--- start Given information ---

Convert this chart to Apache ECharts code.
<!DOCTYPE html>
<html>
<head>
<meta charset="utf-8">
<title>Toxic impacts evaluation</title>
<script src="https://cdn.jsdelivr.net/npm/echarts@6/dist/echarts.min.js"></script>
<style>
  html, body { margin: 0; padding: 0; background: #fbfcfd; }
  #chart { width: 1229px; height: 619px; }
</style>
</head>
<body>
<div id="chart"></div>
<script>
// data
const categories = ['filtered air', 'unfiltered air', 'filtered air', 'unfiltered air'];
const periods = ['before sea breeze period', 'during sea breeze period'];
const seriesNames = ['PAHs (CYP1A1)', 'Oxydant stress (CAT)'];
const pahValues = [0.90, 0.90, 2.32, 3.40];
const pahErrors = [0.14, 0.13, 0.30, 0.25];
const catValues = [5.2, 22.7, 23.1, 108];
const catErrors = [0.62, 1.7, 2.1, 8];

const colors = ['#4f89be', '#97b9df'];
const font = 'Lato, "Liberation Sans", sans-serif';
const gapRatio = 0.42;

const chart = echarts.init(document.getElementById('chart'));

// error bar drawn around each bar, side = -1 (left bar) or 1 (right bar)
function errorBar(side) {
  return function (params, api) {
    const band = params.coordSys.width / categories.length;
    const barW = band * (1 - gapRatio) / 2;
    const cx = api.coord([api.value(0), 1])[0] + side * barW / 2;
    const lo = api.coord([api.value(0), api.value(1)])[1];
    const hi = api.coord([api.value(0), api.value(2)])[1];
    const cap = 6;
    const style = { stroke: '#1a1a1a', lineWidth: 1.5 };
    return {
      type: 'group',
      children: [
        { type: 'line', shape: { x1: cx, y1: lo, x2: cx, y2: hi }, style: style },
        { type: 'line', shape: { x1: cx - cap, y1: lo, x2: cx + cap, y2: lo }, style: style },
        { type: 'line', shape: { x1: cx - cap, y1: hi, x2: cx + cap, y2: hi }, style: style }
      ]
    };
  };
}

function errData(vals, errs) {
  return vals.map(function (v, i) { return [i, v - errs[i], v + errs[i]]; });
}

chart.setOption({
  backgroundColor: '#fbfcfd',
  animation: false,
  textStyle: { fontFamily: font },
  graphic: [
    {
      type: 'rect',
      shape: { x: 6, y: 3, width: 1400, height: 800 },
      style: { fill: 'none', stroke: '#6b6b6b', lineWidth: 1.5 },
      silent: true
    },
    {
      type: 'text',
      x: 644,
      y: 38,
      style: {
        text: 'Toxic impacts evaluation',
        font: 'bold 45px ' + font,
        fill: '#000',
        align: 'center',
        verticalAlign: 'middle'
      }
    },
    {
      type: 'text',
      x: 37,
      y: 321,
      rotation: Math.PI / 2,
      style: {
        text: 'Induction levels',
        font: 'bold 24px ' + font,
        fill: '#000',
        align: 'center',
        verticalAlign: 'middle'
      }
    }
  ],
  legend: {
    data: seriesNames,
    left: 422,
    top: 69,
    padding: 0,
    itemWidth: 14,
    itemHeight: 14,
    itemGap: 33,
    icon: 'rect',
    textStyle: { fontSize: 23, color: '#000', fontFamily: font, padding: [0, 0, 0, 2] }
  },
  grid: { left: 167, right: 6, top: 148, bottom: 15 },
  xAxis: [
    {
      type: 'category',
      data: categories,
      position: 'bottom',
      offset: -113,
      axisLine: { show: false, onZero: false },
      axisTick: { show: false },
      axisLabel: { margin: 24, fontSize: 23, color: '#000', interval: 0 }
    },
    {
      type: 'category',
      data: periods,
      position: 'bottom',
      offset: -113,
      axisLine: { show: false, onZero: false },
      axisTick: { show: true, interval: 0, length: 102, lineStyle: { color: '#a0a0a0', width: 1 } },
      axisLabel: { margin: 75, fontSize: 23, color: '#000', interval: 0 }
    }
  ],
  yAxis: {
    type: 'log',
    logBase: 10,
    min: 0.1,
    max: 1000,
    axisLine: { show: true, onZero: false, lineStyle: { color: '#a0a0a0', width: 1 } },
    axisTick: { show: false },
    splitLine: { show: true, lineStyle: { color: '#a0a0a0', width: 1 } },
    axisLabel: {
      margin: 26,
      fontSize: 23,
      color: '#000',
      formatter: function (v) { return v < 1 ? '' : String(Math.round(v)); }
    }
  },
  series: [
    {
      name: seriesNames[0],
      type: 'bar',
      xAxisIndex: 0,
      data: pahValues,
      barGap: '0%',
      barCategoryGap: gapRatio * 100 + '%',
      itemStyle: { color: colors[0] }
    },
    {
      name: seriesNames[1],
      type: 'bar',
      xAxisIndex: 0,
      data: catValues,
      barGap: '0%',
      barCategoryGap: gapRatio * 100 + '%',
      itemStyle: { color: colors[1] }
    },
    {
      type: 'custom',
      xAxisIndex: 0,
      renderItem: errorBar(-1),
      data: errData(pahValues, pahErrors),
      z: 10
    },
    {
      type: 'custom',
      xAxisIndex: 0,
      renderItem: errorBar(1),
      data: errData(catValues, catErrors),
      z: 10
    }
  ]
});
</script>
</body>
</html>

--- end Given information ---

▶ **What is asked**:
Please write out the material word for word from its first line through the line holding "const chart = echarts.init(document.getElementById('chart'));", including both, and no line past it.

▶ **Exercise solution**:
Convert this chart to Apache ECharts code.
<!DOCTYPE html>
<html>
<head>
<meta charset="utf-8">
<title>Toxic impacts evaluation</title>
<script src="https://cdn.jsdelivr.net/npm/echarts@6/dist/echarts.min.js"></script>
<style>
  html, body { margin: 0; padding: 0; background: #fbfcfd; }
  #chart { width: 1229px; height: 619px; }
</style>
</head>
<body>
<div id="chart"></div>
<script>
// data
const categories = ['filtered air', 'unfiltered air', 'filtered air', 'unfiltered air'];
const periods = ['before sea breeze period', 'during sea breeze period'];
const seriesNames = ['PAHs (CYP1A1)', 'Oxydant stress (CAT)'];
const pahValues = [0.90, 0.90, 2.32, 3.40];
const pahErrors = [0.14, 0.13, 0.30, 0.25];
const catValues = [5.2, 22.7, 23.1, 108];
const catErrors = [0.62, 1.7, 2.1, 8];

const colors = ['#4f89be', '#97b9df'];
const font = 'Lato, "Liberation Sans", sans-serif';
const gapRatio = 0.42;

const chart = echarts.init(document.getElementById('chart'));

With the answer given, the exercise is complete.